Please set down all the lines beneath this one exactly, without the pictures.

START Data block

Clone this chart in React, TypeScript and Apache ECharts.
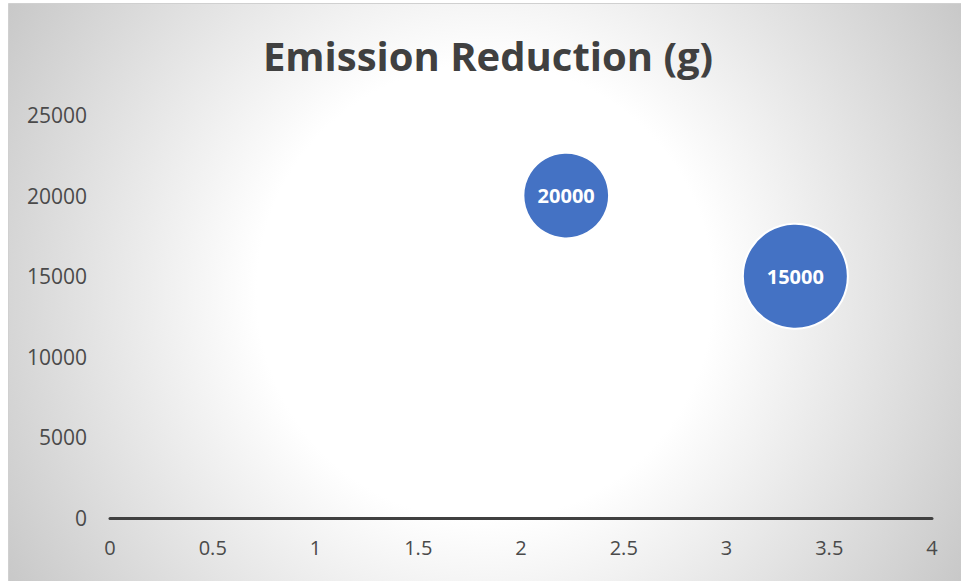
import React, { useEffect, useRef } from "react";
import * as echarts from "echarts";

const titleText = "Emission Reduction (g)";
const xValues = [2.22, 3.335];
const yValues = [20000, 15000];
const bubbleSizes = [2, 3];
const xTicks = { min: 0, max: 4, interval: 0.5 };
const yTicks = { min: 0, max: 25000, interval: 5000 };

export default function App() {
  const ref = useRef<HTMLDivElement>(null);
  useEffect(() => {
    if (!ref.current) return;
    const chart = echarts.init(ref.current, null, { renderer: "svg" });
    const maxSize = Math.max(...bubbleSizes);
    const data = xValues.map((x, i) => [x, yValues[i], bubbleSizes[i]]);
    chart.setOption({
      animation: false,
      graphic: [
        {
          type: "rect",
          z: -10,
          silent: true,
          shape: { x: 8.5, y: 3.5, width: 970, height: 590 },
          style: {
            fill: new echarts.graphic.RadialGradient(
              485,
              292,
              570,
              [
                { offset: 0, color: "#ffffff" },
                { offset: 0.4, color: "#ffffff" },
                { offset: 1, color: "#c6c6c6" },
              ],
              true
            ),
            stroke: "#d0d0d0",
            lineWidth: 1,
          },
        },
      ],
      title: {
        text: titleText,
        left: 483,
        textAlign: "center",
        top: 30,
        textStyle: {
          fontFamily: "Open Sans",
          fontWeight: "bold",
          fontSize: 40,
          color: "#404040",
        },
      },
      grid: { left: 110, right: 29, top: 115, bottom: 63, containLabel: false },
      xAxis: {
        type: "value",
        min: xTicks.min,
        max: xTicks.max,
        interval: xTicks.interval,
        axisLine: { show: true, onZero: true, lineStyle: { color: "#404040", width: 3 } },
        axisTick: { show: false },
        splitLine: { show: false },
        axisLabel: {
          fontFamily: "Open Sans",
          fontSize: 20,
          color: "#4a4a4a",
          margin: 19,
          showMinLabel: true,
          showMaxLabel: true,
          formatter: (v: number) => String(v),
        },
      },
      yAxis: {
        type: "value",
        min: yTicks.min,
        max: yTicks.max,
        interval: yTicks.interval,
        axisLine: { show: false },
        axisTick: { show: false },
        splitLine: { show: false },
        axisLabel: {
          fontFamily: "Open Sans",
          fontSize: 21,
          color: "#4a4a4a",
          margin: 23,
          formatter: (v: number) => String(v),
        },
      },
      series: [
        {
          type: "scatter",
          data,
          symbol: "circle",
          symbolSize: (d: number[]) => 105 * Math.sqrt(d[2] / maxSize),
          itemStyle: { color: "#4472C4", borderColor: "#ffffff", borderWidth: 2, opacity: 1 },
          label: {
            show: true,
            position: "inside",
            formatter: (p: any) => String(p.value[1]),
            fontFamily: "Open Sans",
            fontWeight: "bold",
            fontSize: 20,
            color: "#ffffff",
          },
        },
      ],
    });
    return () => chart.dispose();
  }, []);
  return (
    <div
      ref={ref}
      style={{ position: "absolute", left: 0, top: 0, width: 961, height: 581 }}
    />
  );
}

END Data block

> Task response:
Clone this chart in React, TypeScript and Apache ECharts.
import React, { useEffect, useRef } from "react";
import * as echarts from "echarts";

const titleText = "Emission Reduction (g)";
const xValues = [2.22, 3.335];
const yValues = [20000, 15000];
const bubbleSizes = [2, 3];
const xTicks = { min: 0, max: 4, interval: 0.5 };
const yTicks = { min: 0, max: 25000, interval: 5000 };

export default function App() {
  const ref = useRef<HTMLDivElement>(null);
  useEffect(() => {
    if (!ref.current) return;
    const chart = echarts.init(ref.current, null, { renderer: "svg" });
    const maxSize = Math.max(...bubbleSizes);
    const data = xValues.map((x, i) => [x, yValues[i], bubbleSizes[i]]);
    chart.setOption({
      animation: false,
      graphic: [
        {
          type: "rect",
          z: -10,
          silent: true,
          shape: { x: 8.5, y: 3.5, width: 970, height: 590 },
          style: {
            fill: new echarts.graphic.RadialGradient(
              485,
              292,
              570,
              [
                { offset: 0, color: "#ffffff" },
                { offset: 0.4, color: "#ffffff" },
                { offset: 1, color: "#c6c6c6" },
              ],
              true
            ),
            stroke: "#d0d0d0",
            lineWidth: 1,
          },
        },
      ],
      title: {
        text: titleText,
        left: 483,
        textAlign: "center",
        top: 30,
        textStyle: {
          fontFamily: "Open Sans",
          fontWeight: "bold",
          fontSize: 40,
          color: "#404040",
        },
      },
      grid: { left: 110, right: 29, top: 115, bottom: 63, containLabel: false },
      xAxis: {
        type: "value",
        min: xTicks.min,
        max: xTicks.max,
        interval: xTicks.interval,
        axisLine: { show: true, onZero: true, lineStyle: { color: "#404040", width: 3 } },
        axisTick: { show: false },
        splitLine: { show: false },
        axisLabel: {
          fontFamily: "Open Sans",
          fontSize: 20,
          color: "#4a4a4a",
          margin: 19,
          showMinLabel: true,
          showMaxLabel: true,
          formatter: (v: number) => String(v),
        },
      },
      yAxis: {
        type: "value",
        min: yTicks.min,
        max: yTicks.max,
        interval: yTicks.interval,
        axisLine: { show: false },
        axisTick: { show: false },
        splitLine: { show: false },
        axisLabel: {
          fontFamily: "Open Sans",
          fontSize: 21,
          color: "#4a4a4a",
          margin: 23,
          formatter: (v: number) => String(v),
        },
      },
      series: [
        {
          type: "scatter",
          data,
          symbol: "circle",
          symbolSize: (d: number[]) => 105 * Math.sqrt(d[2] / maxSize),
          itemStyle: { color: "#4472C4", borderColor: "#ffffff", borderWidth: 2, opacity: 1 },
          label: {
            show: true,
            position: "inside",
            formatter: (p: any) => String(p.value[1]),
            fontFamily: "Open Sans",
            fontWeight: "bold",
            fontSize: 20,
            color: "#ffffff",
          },
        },
      ],
    });
    return () => chart.dispose();
  }, []);
  return (
    <div
      ref={ref}
      style={{ position: "absolute", left: 0, top: 0, width: 961, height: 581 }}
    />
  );
}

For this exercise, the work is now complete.